* START DATASET SECTION *

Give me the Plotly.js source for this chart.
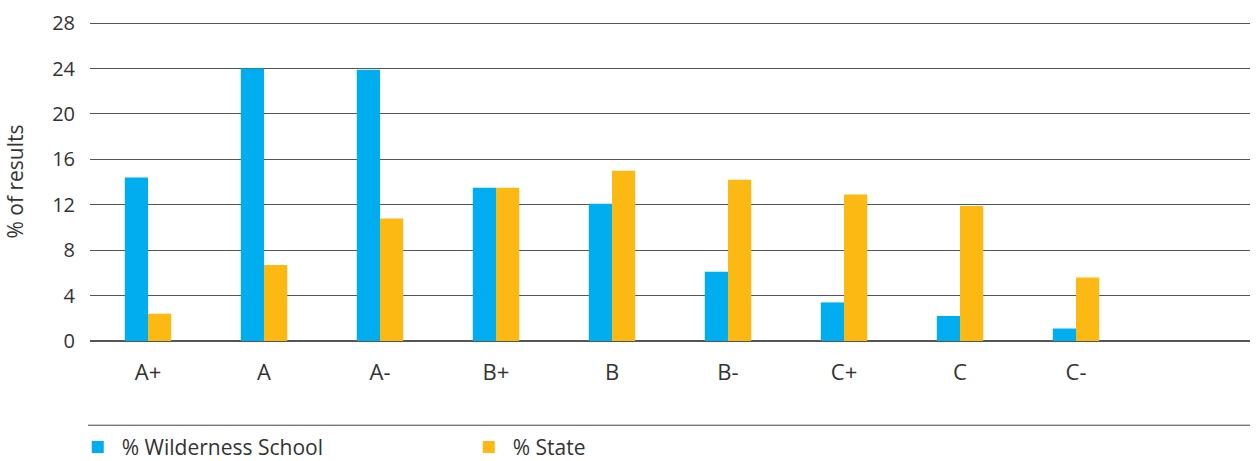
<!DOCTYPE html>
<html>
<head>
<meta charset="utf-8">
<script src="https://cdn.plot.ly/plotly-3.0.1.min.js"></script>
<style>html,body{margin:0;padding:0;background:#fff;}#chart{width:1257px;height:461px;}</style>
</head>
<body>
<div id="chart"></div>
<script>
const categories = ["A+", "A", "A-", "B+", "B", "B-", "C+", "C", "C-"];
const wilderness = [14.4, 24.0, 23.9, 13.5, 12.1, 6.1, 3.4, 2.2, 1.1];
const state = [2.4, 6.7, 10.8, 13.5, 15.0, 14.2, 12.9, 11.9, 5.6];
const yTicks = [0, 4, 8, 12, 16, 20, 24, 28];

const fontFam = "'Open Sans', Roboto, sans-serif";
const traces = [
  {type: 'bar', name: '% Wilderness School', x: categories, y: wilderness, marker: {color: '#00ADEF'}},
  {type: 'bar', name: '% State', x: categories, y: state, marker: {color: '#FDB913'}}
];
const layout = {
  width: 1257, height: 461,
  margin: {l: 90, r: 7, t: 22, b: 120, autoexpand: false},
  paper_bgcolor: '#fff', plot_bgcolor: '#fff',
  font: {family: fontFam, size: 18, color: '#333'},
  barmode: 'group', bargap: 0.6, bargroupgap: 0,
  xaxis: {type: 'category', range: [-0.5, 9.5], showgrid: false, showline: false, ticks: '', ticklabelstandoff: 16, tickfont: {size: 22, color: '#333'}},
  yaxis: {range: [0, 28.1], tickvals: yTicks, showgrid: true, gridcolor: '#555', gridwidth: 1, zeroline: true, zerolinecolor: '#555', zerolinewidth: 1.5, ticks: '', ticklabelstandoff: 14, tickfont: {size: 20, color: '#333'},
    title: {text: '% of results', font: {size: 21, color: '#333'}, standoff: 22}},
  showlegend: true,
  legend: {orientation: 'h', x: -0.014, xanchor: 'left', y: -0.333, yanchor: 'middle', entrywidth: 338, bgcolor: 'rgba(0,0,0,0)', font: {size: 21, color: '#333'}, itemwidth: 38, tracegroupgap: 0},
  shapes: [
    {type: 'line', xref: 'paper', yref: 'paper', x0: -0.0017, x1: 1, y0: -0.264, y1: -0.264, line: {color: '#444', width: 1}}
  ]
};
Plotly.newPlot('chart', traces, layout, {displayModeBar: false});
</script>
</body>
</html>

* END DATASET SECTION *

◆ WHAT YOU NEED TO DO:
Return the listing above in full and without alteration, excluding its pictures.

◆ FULL OUTPUT:
Give me the Plotly.js source for this chart.
<!DOCTYPE html>
<html>
<head>
<meta charset="utf-8">
<script src="https://cdn.plot.ly/plotly-3.0.1.min.js"></script>
<style>html,body{margin:0;padding:0;background:#fff;}#chart{width:1257px;height:461px;}</style>
</head>
<body>
<div id="chart"></div>
<script>
const categories = ["A+", "A", "A-", "B+", "B", "B-", "C+", "C", "C-"];
const wilderness = [14.4, 24.0, 23.9, 13.5, 12.1, 6.1, 3.4, 2.2, 1.1];
const state = [2.4, 6.7, 10.8, 13.5, 15.0, 14.2, 12.9, 11.9, 5.6];
const yTicks = [0, 4, 8, 12, 16, 20, 24, 28];

const fontFam = "'Open Sans', Roboto, sans-serif";
const traces = [
  {type: 'bar', name: '% Wilderness School', x: categories, y: wilderness, marker: {color: '#00ADEF'}},
  {type: 'bar', name: '% State', x: categories, y: state, marker: {color: '#FDB913'}}
];
const layout = {
  width: 1257, height: 461,
  margin: {l: 90, r: 7, t: 22, b: 120, autoexpand: false},
  paper_bgcolor: '#fff', plot_bgcolor: '#fff',
  font: {family: fontFam, size: 18, color: '#333'},
  barmode: 'group', bargap: 0.6, bargroupgap: 0,
  xaxis: {type: 'category', range: [-0.5, 9.5], showgrid: false, showline: false, ticks: '', ticklabelstandoff: 16, tickfont: {size: 22, color: '#333'}},
  yaxis: {range: [0, 28.1], tickvals: yTicks, showgrid: true, gridcolor: '#555', gridwidth: 1, zeroline: true, zerolinecolor: '#555', zerolinewidth: 1.5, ticks: '', ticklabelstandoff: 14, tickfont: {size: 20, color: '#333'},
    title: {text: '% of results', font: {size: 21, color: '#333'}, standoff: 22}},
  showlegend: true,
  legend: {orientation: 'h', x: -0.014, xanchor: 'left', y: -0.333, yanchor: 'middle', entrywidth: 338, bgcolor: 'rgba(0,0,0,0)', font: {size: 21, color: '#333'}, itemwidth: 38, tracegroupgap: 0},
  shapes: [
    {type: 'line', xref: 'paper', yref: 'paper', x0: -0.0017, x1: 1, y0: -0.264, y1: -0.264, line: {color: '#444', width: 1}}
  ]
};
Plotly.newPlot('chart', traces, layout, {displayModeBar: false});
</script>
</body>
</html>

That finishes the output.